**What the task asks:** The material below should be written out in full and exactly; pictures stay out of the copy.

**Supplied information:**
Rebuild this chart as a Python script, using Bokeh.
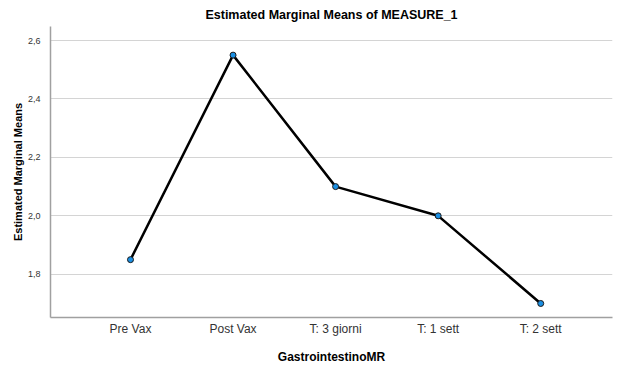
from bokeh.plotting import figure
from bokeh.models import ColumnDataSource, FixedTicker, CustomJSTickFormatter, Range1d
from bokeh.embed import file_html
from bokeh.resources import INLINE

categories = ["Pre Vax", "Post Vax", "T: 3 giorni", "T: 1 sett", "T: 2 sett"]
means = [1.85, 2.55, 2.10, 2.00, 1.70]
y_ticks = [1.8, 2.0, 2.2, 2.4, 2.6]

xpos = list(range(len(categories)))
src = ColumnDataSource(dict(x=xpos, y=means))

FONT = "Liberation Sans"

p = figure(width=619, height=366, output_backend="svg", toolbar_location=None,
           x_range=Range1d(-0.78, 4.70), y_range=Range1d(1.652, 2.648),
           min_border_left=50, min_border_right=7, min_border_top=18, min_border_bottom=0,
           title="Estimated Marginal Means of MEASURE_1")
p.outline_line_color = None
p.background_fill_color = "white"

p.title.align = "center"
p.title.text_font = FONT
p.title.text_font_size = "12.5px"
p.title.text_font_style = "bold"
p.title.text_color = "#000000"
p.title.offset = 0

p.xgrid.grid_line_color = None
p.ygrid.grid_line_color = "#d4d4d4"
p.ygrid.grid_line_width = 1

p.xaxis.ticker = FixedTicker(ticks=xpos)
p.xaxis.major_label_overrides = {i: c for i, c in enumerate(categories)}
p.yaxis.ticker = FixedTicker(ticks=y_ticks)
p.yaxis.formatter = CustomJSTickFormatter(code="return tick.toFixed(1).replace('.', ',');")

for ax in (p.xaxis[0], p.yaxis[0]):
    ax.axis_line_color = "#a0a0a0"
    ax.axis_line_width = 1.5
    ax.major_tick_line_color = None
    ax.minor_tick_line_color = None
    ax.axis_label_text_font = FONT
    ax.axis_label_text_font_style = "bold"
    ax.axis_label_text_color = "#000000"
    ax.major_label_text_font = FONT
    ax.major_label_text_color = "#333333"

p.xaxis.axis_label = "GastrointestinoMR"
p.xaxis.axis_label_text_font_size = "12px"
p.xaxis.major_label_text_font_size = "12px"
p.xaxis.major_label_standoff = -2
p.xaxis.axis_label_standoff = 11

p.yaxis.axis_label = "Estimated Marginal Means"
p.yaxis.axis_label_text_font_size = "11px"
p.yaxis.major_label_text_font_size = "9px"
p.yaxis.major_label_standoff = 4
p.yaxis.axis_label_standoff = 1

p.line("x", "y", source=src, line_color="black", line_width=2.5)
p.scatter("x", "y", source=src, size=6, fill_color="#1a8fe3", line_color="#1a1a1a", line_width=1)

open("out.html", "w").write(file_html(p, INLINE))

**Complete answer:**
Rebuild this chart as a Python script, using Bokeh.
from bokeh.plotting import figure
from bokeh.models import ColumnDataSource, FixedTicker, CustomJSTickFormatter, Range1d
from bokeh.embed import file_html
from bokeh.resources import INLINE

categories = ["Pre Vax", "Post Vax", "T: 3 giorni", "T: 1 sett", "T: 2 sett"]
means = [1.85, 2.55, 2.10, 2.00, 1.70]
y_ticks = [1.8, 2.0, 2.2, 2.4, 2.6]

xpos = list(range(len(categories)))
src = ColumnDataSource(dict(x=xpos, y=means))

FONT = "Liberation Sans"

p = figure(width=619, height=366, output_backend="svg", toolbar_location=None,
           x_range=Range1d(-0.78, 4.70), y_range=Range1d(1.652, 2.648),
           min_border_left=50, min_border_right=7, min_border_top=18, min_border_bottom=0,
           title="Estimated Marginal Means of MEASURE_1")
p.outline_line_color = None
p.background_fill_color = "white"

p.title.align = "center"
p.title.text_font = FONT
p.title.text_font_size = "12.5px"
p.title.text_font_style = "bold"
p.title.text_color = "#000000"
p.title.offset = 0

p.xgrid.grid_line_color = None
p.ygrid.grid_line_color = "#d4d4d4"
p.ygrid.grid_line_width = 1

p.xaxis.ticker = FixedTicker(ticks=xpos)
p.xaxis.major_label_overrides = {i: c for i, c in enumerate(categories)}
p.yaxis.ticker = FixedTicker(ticks=y_ticks)
p.yaxis.formatter = CustomJSTickFormatter(code="return tick.toFixed(1).replace('.', ',');")

for ax in (p.xaxis[0], p.yaxis[0]):
    ax.axis_line_color = "#a0a0a0"
    ax.axis_line_width = 1.5
    ax.major_tick_line_color = None
    ax.minor_tick_line_color = None
    ax.axis_label_text_font = FONT
    ax.axis_label_text_font_style = "bold"
    ax.axis_label_text_color = "#000000"
    ax.major_label_text_font = FONT
    ax.major_label_text_color = "#333333"

p.xaxis.axis_label = "GastrointestinoMR"
p.xaxis.axis_label_text_font_size = "12px"
p.xaxis.major_label_text_font_size = "12px"
p.xaxis.major_label_standoff = -2
p.xaxis.axis_label_standoff = 11

p.yaxis.axis_label = "Estimated Marginal Means"
p.yaxis.axis_label_text_font_size = "11px"
p.yaxis.major_label_text_font_size = "9px"
p.yaxis.major_label_standoff = 4
p.yaxis.axis_label_standoff = 1

p.line("x", "y", source=src, line_color="black", line_width=2.5)
p.scatter("x", "y", source=src, size=6, fill_color="#1a8fe3", line_color="#1a1a1a", line_width=1)

open("out.html", "w").write(file_html(p, INLINE))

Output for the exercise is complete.